Side Channel Attack - Countermeasures

Countermeasures

Because side channel attacks rely on emitted information (like electromagnetic radiation or sound) or on relationship information (as in timing and power attacks), one method of countering such attacks is to reduce the release of such information or access to those relationships. Displays are now commercially available which have been specially shielded to lessen electromagnetic emissions reducing susceptibility to TEMPEST attacks. Power line conditioning and filtering can help deter power monitoring attacks, although such measures must be used cautiously since even very small correlations can remain and compromise security. Physical enclosures can reduce the risk of surreptitious installation of microphones (to counter acoustic attacks) and other micro-monitoring devices (against CPU power draw or thermal imaging attacks).

Another countermeasure is to jam the emitted channel with noise. For instance, a random delay can be added to deter timing attacks, although adversaries can compensate for these delays by averaging multiple measurements together (or, more generally, using more measurements in the analysis). As the amount of noise in the side channel increases, the adversary needs to collect more measurements.

In the case of timing attacks against targets whose computation times are quantized into discrete clock cycle counts, an effective countermeasure against is to design the software so that it is isochronous—so it runs in an exactly constant amount of time, independent of secret values. This makes timing attacks impossible. Such countermeasures can be difficult to implement in practice, since even individual instructions can have variable timing on some CPUs.

One partial countermeasure against simple power attacks, but not differential power analysis attacks, is to design the software so that it is "PC-secure" in the "program counter security model". In a PC-secure program, the execution path does not depend on secret values—in other words, all conditional branches depend only on public information. (This is a more restrictive condition than isochronous code, but a less restrictive condition than branch-free code.) Even though multiply operations draw more power than NOP on practically all CPUs, using a constant execution path prevents such operation-dependent power differences—differences in power from choosing one branch over another—from leaking any secret information. On architectures where the instruction execution time is not data-dependent, a PC-secure program is also immune to timing attacks.

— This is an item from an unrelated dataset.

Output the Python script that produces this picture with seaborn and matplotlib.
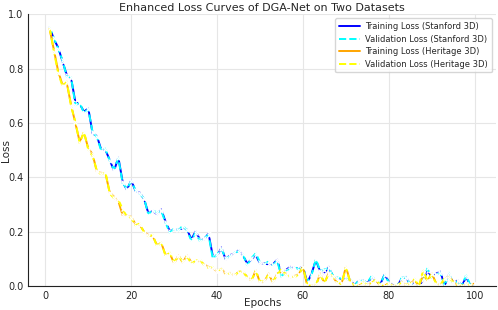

Another way in which code can be non-isochronous is that modern CPUs have a memory cache: accessing infrequently used information incurs a large timing penalty, revealing some information about the frequency of use of memory blocks. Cryptographic code designed to resist cache attacks attempts to use memory in only a predictable fashion (such as accessing only the input, outputs and program data, and doing so according to a fixed pattern). For example data-dependent look-up tables must be avoided because the cache could reveal which part of the look-up table was accessed.

Other partial countermeasures attempt to reduce the amount of information leaked from data-dependent power differences. Some operations use power that is correlated to the number of 1 bits in a secret value. Using a constant-weight code (such as using Fredkin gates or dual-rail encoding) can reduce the leakage of information about the Hamming weight of the secret value, although exploitable correlations will likely remain unless the balancing is exactly perfect. This "balanced design" can be approximated in software by manipulating both the data and its complement together.

Several "secure CPUs" have been built as asynchronous CPUs; they have no global timing reference. While these CPUs were intended to make timing and power attacks more difficult, subsequent research found that timing variations in asynchronous circuits are harder to remove.